Pittsburgh, Pennsylvania, December 8, 1997 - Those high performance bicycles speeding along the Olympics route or the Tour de France are usually custom-made and can cost as much as $25,000 each. An Ogden, Utah custom bicycle designer is utilizing Algor software and cutting the cost to less than half.

Mark Enders, of Composite Arts and Science, employs the vacuum bag technology used to make composite rocket motor cases to craft carbon fibers and epoxy into customized bike frames which are more comfortable and more aerodynamic than traditional steel, aluminum or titanium frames. "With composite materials, we can tailor the bike frame stiffness so that the bottom bracket area does not flex laterally and, therefore, more of the energy from the rider's legs goes into forward motion," explains Enders.

Enders' patented high-performance "beam" bicycles are inexpensive compared to his high-end competition, with each bike going for $5,000-6,000 and each tandem for $8,000-12,000.

"Most of the people who buy my bikes are enthusiastic cyclists, but a few compete," says Enders. "The bikes you buy off the rack usually come in three sizes: small, medium and large, and not every body really fits the standard molds. People who buy our bikes get really excited about having a custom carbon fiber bike that fits their body size perfectly."

To create a bike to the size and specifications of the customer, Enders must, in a sense, design and engineer each bike from scratch. "While not quite as complicated as an airplane, custom designing a bicycle is similar because it is very engineering-intensive," says Enders. "Algor is the ideal software tool for me, because it has composite design capabilities built into a very powerful engineering software."

The key engineering challenge in designing a composite bicycle frame is to determine where and at what angles to place the carbon material in the body of the frame. Enders designs the frame using Algor's Superdraw, which has the look and feel of a computer-aided design program, but produces designs that can be engineered readily using finite element analysis. Finite element analysis (FEA) breaks a model into small uniform elements, then tests each of the elements for how they react to real-world conditions.

After Algor automatically meshes the sculpted surface model of Enders' design, he uses Algor's FEA composite processors to analyze how the frame will respond to stress. "Because Algor is so easy to use, I typically design at least eight lay-up iterations of each bike frame," says Enders. "Without Algor's speed and ease of use, the design phase would take much longer, and it would be next to impossible to optimize the composite materials' ansitropic properties."

Enders is always striving to design a lighter bicycle, while retaining high performance and comfort. Using Algor, he has been able to shave about seven percent off the weight of his tandem models and is working to take about 15 percent off the weight of his latest single bicycle frames.
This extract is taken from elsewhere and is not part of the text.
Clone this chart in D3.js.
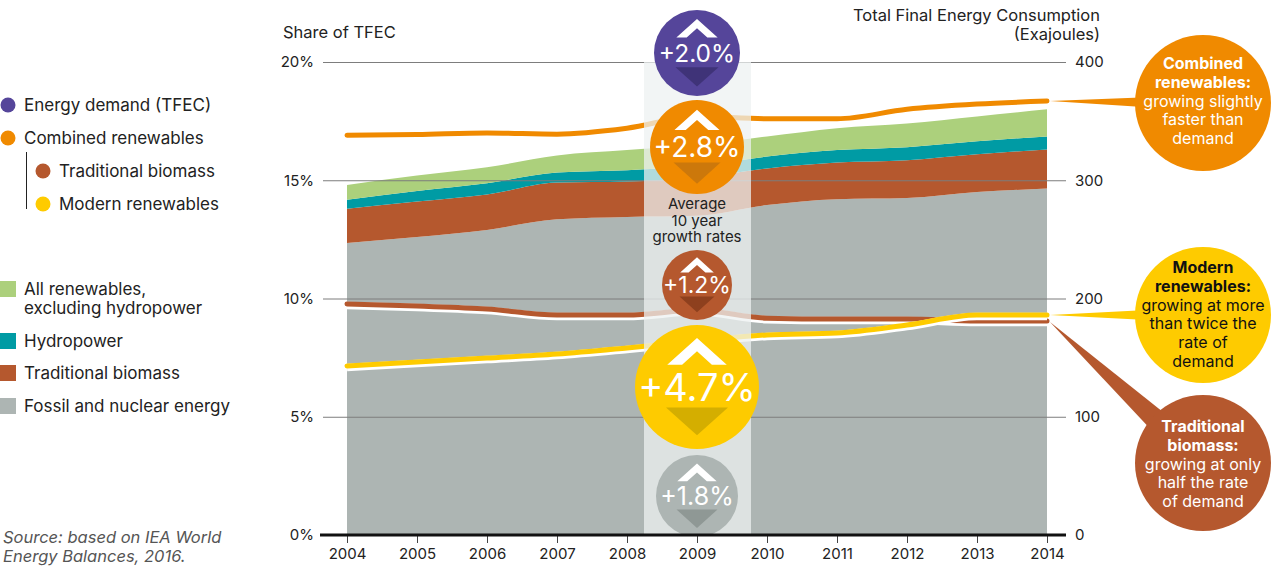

"At this point, it's cost prohibitive to destructively test the frames. I rely on Algor's accurate results to ensure that my bikes stand up to the stress of running in the real world," says Enders.

Enders currently sells the bikes in the Ogden, Utah area but has plans to distribute them nationally in the near future. "It would have been impractical to start this business without a design and engineering software tool like Algor that combines high performance, speed and low cost."